Physiological and histological responses of Phascolosoma esculenta (Sipuncula: Phascolosomatidea) to acute heat stress

Temperature is an important factor affecting the growth, development, and survival of organisms. The effects of temperature stress on aquatic organisms have received increasing attention, as these organisms are mostly poikilotherms and their body temperature are directly corresponding changes with ambient temperature, resulting in they are easily exposed in temperature stress. However, little is known about the effects of high temperature on Sipuncula. In this study, we investigated the effects of acute heat stress on malondialdehyde (MDA) concentration, the activities of antioxidant (superoxide dismutase and glutathione peroxidase) and immunity-related (acidic and alkaline phosphatase) enzymes, heat shock protein 70 (hsp70) and hsp90 gene expression, and the histological structure of the sipunculid Phascolosoma esculenta. Within the coelom fluid, the MDA concentration and all detected antioxidant enzyme activities increased during high temperature stress; significant increases were also observed here and in the intestine in the hsp70 and hsp90 mRNA expression levels. These results indicated that acute heat stress caused oxidative stress; antioxidants and heat shock proteins probably act to protect P. esculenta against oxidative damage, constituting part of its physiological mechanism for adaptation to high temperatures. In addition, the increased activity of the acidic and alkaline phosphatases indicated effects on its nonspecific immune system.
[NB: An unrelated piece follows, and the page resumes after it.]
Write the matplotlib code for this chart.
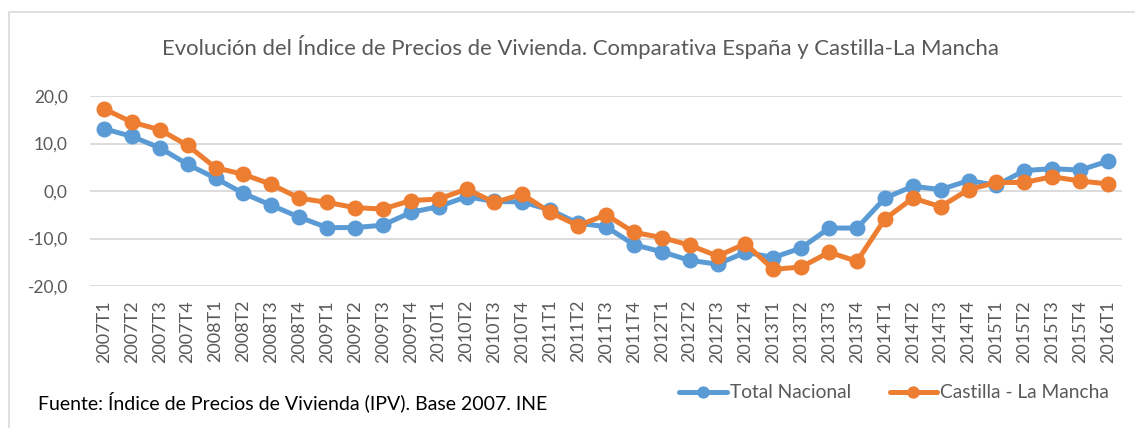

Furthermore, damaged tissue structures were observed in the body wall, retractor muscle, intestine, and nephridium after 96 h of 40-degrees C stress. The damaged cells of these tissues showed obvious condensed chromatin around the nuclear membrane. This histological damage suggests that heat stress could affect movement, food absorption, digestion, and excretion in P. esculenta. These results elucidate the effects of temperature stress on P. esculenta and its physiological response mechanisms and provide practical indicators for assessing heat stress status and determining suitable culture temperatures for P. esculenta.